I have called Christ the ‘first instance’ of the new man. But of course He is something much more than that. He is not merely a new man, one specimen of the species, but the new man. He is the origin and centre and life of all the new men. He came into the created universe, of His own will, bringing with Him the Zoe, the new life. (I mean new to us, of course:
in its own place Zoe has existed for ever and ever.) And He transmits it not by heredity but by what I have called ‘good infection’. Everyone who gets it gets it by personal contact with Him. Other men become ‘new’ by being ‘in Him’.

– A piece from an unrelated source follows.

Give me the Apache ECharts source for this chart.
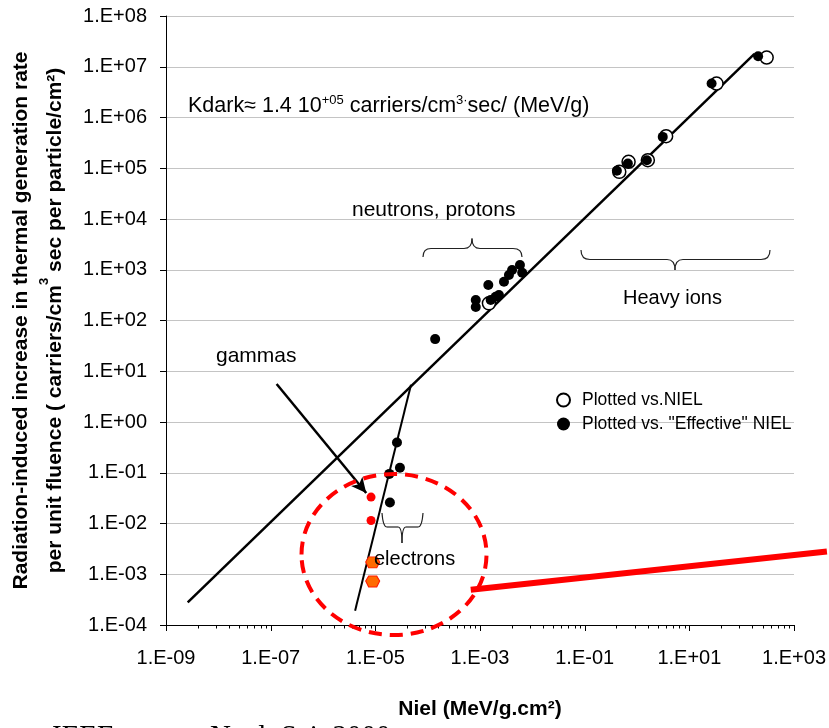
<!DOCTYPE html>
<html><head><meta charset="utf-8">
<script src="https://cdn.jsdelivr.net/npm/echarts@6/dist/echarts.min.js"></script>
<style>html,body{margin:0;padding:0;background:#fff}#c{width:829px;height:728px}</style>
</head><body><div id="c"></div>
<script>
const FONT = "'Liberation Sans', Arial, Helvetica, sans-serif";
const SERIF = "'Liberation Serif', 'Times New Roman', serif";

// axis extents in decades (log10)
const xExpRange = [-9, 3];
const yExpRange = [-4, 8];
const xTickExps = [-9, -7, -5, -3, -1, 1, 3];
const xTickLabels = ['1.E-09', '1.E-07', '1.E-05', '1.E-03', '1.E-01', '1.E+01', '1.E+03'];
const yTickExps = [-4, -3, -2, -1, 0, 1, 2, 3, 4, 5, 6, 7, 8];
const yTickLabels = ['1.E-04', '1.E-03', '1.E-02', '1.E-01', '1.E+00', '1.E+01', '1.E+02',
  '1.E+03', '1.E+04', '1.E+05', '1.E+06', '1.E+07', '1.E+08'];

// [NIEL (MeV/g.cm2), increase in generation rate]
const nielPts = [[300, 1.52e7], [33, 4.67e6], [3.6, 4.28e5], [1.61, 1.44e5], [0.69, 1.34e5],
  [0.458, 8.5e4], [1.48e-3, 218]];
const effNielPts = [[206, 1.61e7], [26.6, 4.67e6], [3.1, 4.15e5], [1.54, 1.44e5], [0.668, 1.24e5],
  [0.412, 8.9e4],
  [8.3e-4, 254], [8.3e-4, 185], [1.6e-3, 254], [1.44e-3, 500], [1.99e-3, 294], [2.3e-3, 318],
  [2.87e-3, 580], [3.57e-3, 787], [4.1e-3, 987], [5.8e-3, 1240], [6.4e-3, 873], [1.39e-4, 43],
  [2.59e-5, 0.393], [2.95e-5, 0.125], [1.85e-5, 0.095], [1.9e-5, 0.0259]];
const gammaPts = [[8.28e-6, 0.0331], [8.28e-6, 0.01145]];
const orangePts = [[8.9e-6, 1.71e-3], [8.9e-6, 7.2e-4]];
const fitLine = [[2.6e-9, 2.8e-4], [175, 1.8e7]];
const electronLine = [[4.1e-6, 1.9e-4], [4.8e-5, 5.4]];
const redLine = [[6.65e-4, 4.95e-4], [4250, 2.81e-3]];
const gammaArrow = [[1.3e-7, 5.6], [6.7e-6, 0.040]];

const L = Math.log10;
const toXY = p => [L(p[0]), L(p[1])];

// x-axis tick marks: majors every 2 decades, minors at k^2 inside each interval
const xTicks = [];
xTickExps.forEach((e, i) => {
  xTicks.push([e, 6]);
  if (i < xTickExps.length - 1) {
    for (let k = 2; k <= 9; k++) xTicks.push([e + 2 * L(k), 3.5]);
  }
});

const chart = echarts.init(document.getElementById('c'), null, { renderer: 'canvas' });
const NAME_NIEL = 'Plotted vs.NIEL';
const NAME_EFF = 'Plotted vs. "Effective" NIEL';

function bez(x1, y1, cx, cy, x2, y2) {
  return { type: 'bezierCurve', shape: { x1, y1, cpx1: cx, cpy1: cy, x2, y2 },
    style: { stroke: '#222', lineWidth: 1.2, fill: null }, z: 50 };
}
function seg(x1, y1, x2, y2) {
  return { type: 'line', shape: { x1, y1, x2, y2 }, style: { stroke: '#222', lineWidth: 1.2 }, z: 50 };
}
function txt(x, y, s, size) {
  return { type: 'text', x, y, z: 60,
    style: { text: s, fontSize: size, fontFamily: FONT, fill: '#000', align: 'left', verticalAlign: 'middle' } };
}

const option = {
  animation: false,
  backgroundColor: '#fff',
  grid: { left: 166, right: 33, top: 16, bottom: 103 },
  legend: {
    data: [NAME_NIEL, NAME_EFF], orient: 'vertical', left: 551, top: 386,
    itemWidth: 27, itemHeight: 13, itemGap: 6,
    textStyle: { fontSize: 17.5, fontFamily: FONT, color: '#000' }
  },
  xAxis: {
    type: 'value', min: xExpRange[0], max: xExpRange[1], interval: 1,
    axisLine: { show: true, onZero: false, lineStyle: { color: '#000', width: 1 } },
    axisTick: { show: false },
    splitLine: { show: false },
    axisLabel: {
      margin: 23, fontSize: 20, fontFamily: FONT, color: '#000',
      formatter: v => { const i = xTickExps.indexOf(Math.round(v)); return i >= 0 ? xTickLabels[i] : ''; }
    },
    name: 'Niel (MeV/g.cm²)', nameLocation: 'middle', nameGap: 74,
    nameTextStyle: { fontSize: 21, fontWeight: 'bold', fontFamily: FONT, color: '#000' }
  },
  yAxis: {
    type: 'value', min: yExpRange[0], max: yExpRange[1], interval: 1,
    axisLine: { show: true, onZero: false, lineStyle: { color: '#000', width: 1 } },
    axisTick: { show: true, inside: false, length: 6, lineStyle: { color: '#000' } },
    splitLine: { show: true, lineStyle: { color: '#c4c4c4', width: 1 } },
    axisLabel: {
      margin: 19, fontSize: 20, fontFamily: FONT, color: '#000',
      formatter: v => { const i = yTickExps.indexOf(Math.round(v)); return i >= 0 ? yTickLabels[i] : ''; }
    },
    name: '{b|Radiation-induced increase in thermal generation rate}\n{b|per unit fluence ( carriers/cm}{s|3}{b| sec per particle/cm²)}',
    nameLocation: 'middle', nameRotate: 90, nameGap: 94,
    nameTextStyle: {
      rich: {
        b: { fontSize: 21, fontWeight: 'bold', fontFamily: FONT, color: '#000', lineHeight: 34 },
        s: { fontSize: 13, fontWeight: 'bold', fontFamily: FONT, color: '#000', lineHeight: 14, verticalAlign: 'top' }
      }
    }
  },
  series: [
    { type: 'custom', silent: true, clip: false, z: 10,
      data: xTicks,
      renderItem: (params, api) => {
        const p = api.coord([api.value(0), yExpRange[0]]);
        const x = Math.round(p[0]) + 0.5;
        return { type: 'line', shape: { x1: x, y1: p[1], x2: x, y2: p[1] + api.value(1) },
          style: { stroke: '#000', lineWidth: 1 } };
      } },
    { type: 'line', data: fitLine.map(toXY), symbol: 'none', silent: true, z: 3,
      lineStyle: { color: '#000', width: 2.5 } },
    { type: 'line', data: electronLine.map(toXY), symbol: 'none', silent: true, z: 3,
      lineStyle: { color: '#000', width: 2 } },
    { type: 'custom', silent: true, clip: false, z: 3,
      data: [redLine.map(toXY).flat()],
      renderItem: (params, api) => {
        const a = api.coord([api.value(0), api.value(1)]);
        const b = api.coord([api.value(2), api.value(3)]);
        return { type: 'line', shape: { x1: a[0], y1: a[1], x2: b[0], y2: b[1] },
          style: { stroke: '#ff0000', lineWidth: 6 } };
      } },
    { type: 'line', data: [], silent: true, z: 3,
      markLine: { silent: true, symbol: ['none', 'arrow'], symbolSize: [11, 15], label: { show: false },
        lineStyle: { color: '#000', width: 2.5, type: 'solid' },
        data: [[{ coord: toXY(gammaArrow[0]) }, { coord: toXY(gammaArrow[1]) }]] } },
    { name: NAME_NIEL, type: 'scatter', data: nielPts.map(toXY), symbol: 'circle', symbolSize: 13, z: 4,
      itemStyle: { color: '#fff', borderColor: '#000', borderWidth: 1.5, opacity: 1 } },
    { name: NAME_EFF, type: 'scatter', data: effNielPts.map(toXY), symbol: 'circle', symbolSize: 10, z: 5,
      itemStyle: { color: '#000', opacity: 1 } },
    { type: 'scatter', data: gammaPts.map(toXY), symbol: 'circle', symbolSize: 9, z: 5,
      itemStyle: { color: '#ff0000', opacity: 1 } },
    { type: 'scatter', data: orangePts.map(toXY), z: 5,
      symbol: 'path://M3,0 L11,0 L14,5 L11,11 L3,11 L0,5 Z', symbolSize: [14, 11],
      itemStyle: { color: '#ff6a00', borderColor: '#ff1a00', borderWidth: 1, opacity: 1 } }
  ],
  graphic: [
    { type: 'text', x: 188, y: 106, z: 60,
      style: {
        text: '{m|Kdark≈ 1.4 10}{s|+05}{m| carriers/cm}{s|3·}{m|sec/ (MeV/g)}',
        align: 'left', verticalAlign: 'middle',
        rich: {
          m: { fontSize: 21.5, fontFamily: FONT, fill: '#000', lineHeight: 24 },
          s: { fontSize: 13, fontFamily: FONT, fill: '#000', lineHeight: 13, verticalAlign: 'top' }
        }
      } },
    txt(352, 210, 'neutrons, protons', 21),
    txt(623, 298, 'Heavy ions', 20),
    txt(216, 356, 'gammas', 21),
    txt(374, 559, 'electrons', 20),
    // neutrons / protons brace
    bez(423, 257, 423, 248.5, 431, 248.5), seg(431, 248.5, 464, 248.5),
    bez(464, 248.5, 472, 248.5, 472, 238.5), bez(472, 238.5, 472, 248.5, 480, 248.5),
    seg(480, 248.5, 513, 248.5), bez(513, 248.5, 522, 248.5, 522, 257),
    // heavy ions brace
    bez(581, 250, 581, 259.5, 590, 259.5), seg(590, 259.5, 667, 259.5),
    bez(667, 259.5, 675, 259.5, 675, 270), bez(675, 270, 675, 259.5, 683, 259.5),
    seg(683, 259.5, 761, 259.5), bez(761, 259.5, 770, 259.5, 770, 250),
    // electrons brace
    bez(382, 513, 383, 527, 387, 527), seg(387, 527, 398, 527),
    bez(398, 527, 402, 527, 402, 543), bez(402, 543, 402, 527, 406, 527),
    seg(406, 527, 418, 527), bez(418, 527, 422, 527, 423, 513),
    // red dashed ellipse
    { type: 'ellipse', z: 100, shape: { cx: 394, cy: 554.5, rx: 92.5, ry: 80.5 },
      style: { fill: null, stroke: '#ff0000', lineWidth: 4, lineDash: [13, 8] } },
    // citation (cut off at bottom)
    { type: 'text', x: 52, y: 723, z: 60,
      style: { text: 'IEEE', fontSize: 29, fontFamily: SERIF, fill: '#000', verticalAlign: 'top' } },
    { type: 'text', x: 210, y: 723, z: 60,
      style: { text: 'Nucl. Sci. 2000', fontSize: 29, fontFamily: SERIF, fill: '#000', verticalAlign: 'top' } }
  ]
};
chart.setOption(option);
</script>
</body></html>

This step is taken at a different speed from the previous ones. Compared with the development of man on this planet, the diffusion of Christianity over the human race seems to go like a flash of lightning—for two thousand years is almost nothing in the history of the universe. (Never forget that we are all still ‘the early Christians’. The present wicked and wasteful divisions between us are, let us hope, a disease of infancy: we are still teething. The outer world, no doubt, thinks just the opposite. It thinks we are dying of old age. But it has thought that very often before. Again and again it has thought Christianity was dying, dying by persecutions from without and corruptions from within, by the rise of Mohammedanism, the rise of the physical sciences, the rise of great anti-Christian revolutionary movements. But every time the world has been disappointed. Its first disappointment was over the crucifixion. The Man came to life again. In a sense— and I quite realise how frightfully unfair it must seem to them—that has been happening ever since. They keep on killing the thing that He started: and each time, just as they are patting down the earth on its grave, they suddenly hear that it is still alive and has even broken out in some new place. No wonder they hate us.)
C.S. Lewis, Mere Christianity (1952; Harper Collins: 2001) 221-222.